**EXERCISE PROMPT**
Find each line with the word "Convert" and copy it.

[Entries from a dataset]
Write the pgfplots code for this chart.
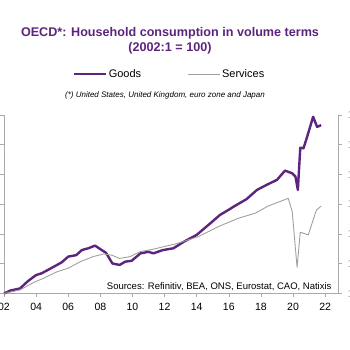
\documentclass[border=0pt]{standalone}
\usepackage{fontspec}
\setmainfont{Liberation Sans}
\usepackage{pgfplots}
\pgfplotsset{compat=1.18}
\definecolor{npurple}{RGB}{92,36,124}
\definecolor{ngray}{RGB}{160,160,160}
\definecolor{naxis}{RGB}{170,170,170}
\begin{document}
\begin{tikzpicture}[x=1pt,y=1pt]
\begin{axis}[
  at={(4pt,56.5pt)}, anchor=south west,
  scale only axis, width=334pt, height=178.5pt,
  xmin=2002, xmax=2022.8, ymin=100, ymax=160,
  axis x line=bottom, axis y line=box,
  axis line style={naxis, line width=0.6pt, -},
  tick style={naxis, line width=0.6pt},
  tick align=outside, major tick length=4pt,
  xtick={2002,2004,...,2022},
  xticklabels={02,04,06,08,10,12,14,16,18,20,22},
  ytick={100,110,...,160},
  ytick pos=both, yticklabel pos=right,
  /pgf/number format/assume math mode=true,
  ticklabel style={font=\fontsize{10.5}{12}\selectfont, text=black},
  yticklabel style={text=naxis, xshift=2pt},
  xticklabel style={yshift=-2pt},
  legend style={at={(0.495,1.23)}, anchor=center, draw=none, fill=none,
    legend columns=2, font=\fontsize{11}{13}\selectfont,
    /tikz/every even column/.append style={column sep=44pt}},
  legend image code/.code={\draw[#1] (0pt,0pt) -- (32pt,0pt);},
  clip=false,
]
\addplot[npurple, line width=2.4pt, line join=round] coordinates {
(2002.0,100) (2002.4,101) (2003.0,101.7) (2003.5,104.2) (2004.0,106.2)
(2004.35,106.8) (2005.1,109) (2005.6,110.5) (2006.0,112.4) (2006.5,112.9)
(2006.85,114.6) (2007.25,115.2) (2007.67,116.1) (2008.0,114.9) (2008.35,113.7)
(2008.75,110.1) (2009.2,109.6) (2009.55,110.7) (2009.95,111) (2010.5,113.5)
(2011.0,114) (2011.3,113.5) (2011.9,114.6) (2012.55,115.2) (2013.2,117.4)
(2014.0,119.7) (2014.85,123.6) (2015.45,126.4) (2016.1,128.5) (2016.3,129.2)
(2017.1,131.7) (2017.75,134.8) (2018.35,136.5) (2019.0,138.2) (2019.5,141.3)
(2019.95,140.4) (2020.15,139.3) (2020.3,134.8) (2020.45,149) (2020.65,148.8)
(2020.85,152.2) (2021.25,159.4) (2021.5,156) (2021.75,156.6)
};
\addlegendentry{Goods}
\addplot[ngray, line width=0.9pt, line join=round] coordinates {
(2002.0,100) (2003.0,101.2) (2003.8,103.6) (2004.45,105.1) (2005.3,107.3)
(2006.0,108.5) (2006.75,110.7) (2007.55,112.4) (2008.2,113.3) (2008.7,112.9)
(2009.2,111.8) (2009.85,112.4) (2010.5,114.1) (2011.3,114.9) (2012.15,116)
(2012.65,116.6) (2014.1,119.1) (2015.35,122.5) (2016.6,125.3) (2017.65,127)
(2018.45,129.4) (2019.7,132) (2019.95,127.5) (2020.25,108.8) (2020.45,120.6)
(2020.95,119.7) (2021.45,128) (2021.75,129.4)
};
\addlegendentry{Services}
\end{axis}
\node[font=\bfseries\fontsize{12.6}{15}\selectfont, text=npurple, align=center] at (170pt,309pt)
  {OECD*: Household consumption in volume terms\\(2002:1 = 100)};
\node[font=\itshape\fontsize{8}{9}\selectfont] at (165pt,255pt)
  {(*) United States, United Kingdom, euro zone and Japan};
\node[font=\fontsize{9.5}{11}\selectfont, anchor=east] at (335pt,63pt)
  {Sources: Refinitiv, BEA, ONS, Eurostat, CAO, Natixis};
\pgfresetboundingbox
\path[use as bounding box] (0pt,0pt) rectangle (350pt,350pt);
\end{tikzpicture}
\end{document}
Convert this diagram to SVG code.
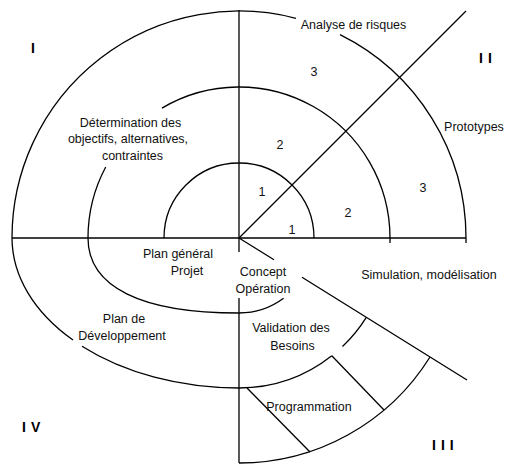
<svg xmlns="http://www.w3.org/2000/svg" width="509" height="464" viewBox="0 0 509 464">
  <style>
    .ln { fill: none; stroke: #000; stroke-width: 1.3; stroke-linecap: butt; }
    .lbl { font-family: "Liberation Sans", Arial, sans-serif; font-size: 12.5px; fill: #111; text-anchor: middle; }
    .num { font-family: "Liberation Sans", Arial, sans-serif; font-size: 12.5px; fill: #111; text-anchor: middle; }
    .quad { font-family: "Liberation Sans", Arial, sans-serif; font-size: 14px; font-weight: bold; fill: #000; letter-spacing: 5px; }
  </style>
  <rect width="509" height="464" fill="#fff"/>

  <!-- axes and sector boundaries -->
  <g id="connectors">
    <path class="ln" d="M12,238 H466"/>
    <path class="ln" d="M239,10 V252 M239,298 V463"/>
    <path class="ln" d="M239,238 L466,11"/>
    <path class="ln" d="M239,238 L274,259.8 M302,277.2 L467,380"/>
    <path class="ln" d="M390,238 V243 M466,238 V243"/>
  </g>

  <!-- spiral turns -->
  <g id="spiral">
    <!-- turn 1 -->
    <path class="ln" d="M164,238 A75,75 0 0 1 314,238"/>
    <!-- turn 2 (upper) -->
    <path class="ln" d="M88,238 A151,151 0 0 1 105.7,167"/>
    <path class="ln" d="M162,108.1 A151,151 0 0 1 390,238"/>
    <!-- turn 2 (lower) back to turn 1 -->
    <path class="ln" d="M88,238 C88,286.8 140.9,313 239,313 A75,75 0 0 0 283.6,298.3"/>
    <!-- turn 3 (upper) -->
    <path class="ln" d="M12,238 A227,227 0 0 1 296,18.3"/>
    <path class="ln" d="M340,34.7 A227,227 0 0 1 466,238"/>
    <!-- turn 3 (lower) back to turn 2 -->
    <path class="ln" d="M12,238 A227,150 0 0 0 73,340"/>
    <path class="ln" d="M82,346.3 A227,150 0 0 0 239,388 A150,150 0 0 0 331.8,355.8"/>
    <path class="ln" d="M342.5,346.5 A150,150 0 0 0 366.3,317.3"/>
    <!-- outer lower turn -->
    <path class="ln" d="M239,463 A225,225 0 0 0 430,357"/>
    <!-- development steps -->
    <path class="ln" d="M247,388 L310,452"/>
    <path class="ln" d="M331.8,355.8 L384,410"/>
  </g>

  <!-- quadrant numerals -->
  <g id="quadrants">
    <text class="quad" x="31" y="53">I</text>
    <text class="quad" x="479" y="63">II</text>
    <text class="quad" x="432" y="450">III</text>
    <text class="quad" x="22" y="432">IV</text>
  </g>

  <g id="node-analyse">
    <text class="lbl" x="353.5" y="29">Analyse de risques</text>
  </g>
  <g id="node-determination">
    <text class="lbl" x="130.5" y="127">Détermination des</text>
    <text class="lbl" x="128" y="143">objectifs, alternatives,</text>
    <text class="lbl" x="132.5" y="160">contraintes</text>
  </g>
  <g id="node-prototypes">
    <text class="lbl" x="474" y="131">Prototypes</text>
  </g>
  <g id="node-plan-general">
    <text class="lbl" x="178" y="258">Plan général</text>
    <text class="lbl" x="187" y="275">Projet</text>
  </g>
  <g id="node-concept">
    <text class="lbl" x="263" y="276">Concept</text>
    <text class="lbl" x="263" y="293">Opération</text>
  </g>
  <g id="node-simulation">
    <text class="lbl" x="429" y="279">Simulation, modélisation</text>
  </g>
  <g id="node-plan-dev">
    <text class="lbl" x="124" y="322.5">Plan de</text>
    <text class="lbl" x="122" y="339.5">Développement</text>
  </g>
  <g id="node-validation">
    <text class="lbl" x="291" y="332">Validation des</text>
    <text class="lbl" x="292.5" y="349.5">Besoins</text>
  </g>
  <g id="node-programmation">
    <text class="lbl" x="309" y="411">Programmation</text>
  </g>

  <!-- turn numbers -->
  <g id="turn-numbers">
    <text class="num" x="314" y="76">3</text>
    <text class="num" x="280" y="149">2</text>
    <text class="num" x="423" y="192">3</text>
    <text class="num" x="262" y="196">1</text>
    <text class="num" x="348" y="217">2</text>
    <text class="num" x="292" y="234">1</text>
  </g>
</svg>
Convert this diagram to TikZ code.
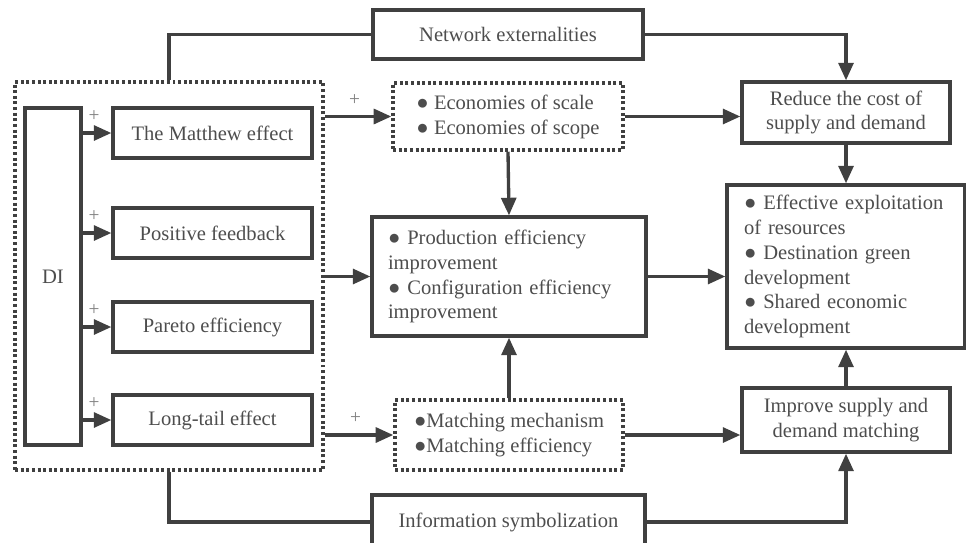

**SOLUTION TO THIS TASK**
Convert this diagram to SVG code.
Convert this diagram to TikZ code.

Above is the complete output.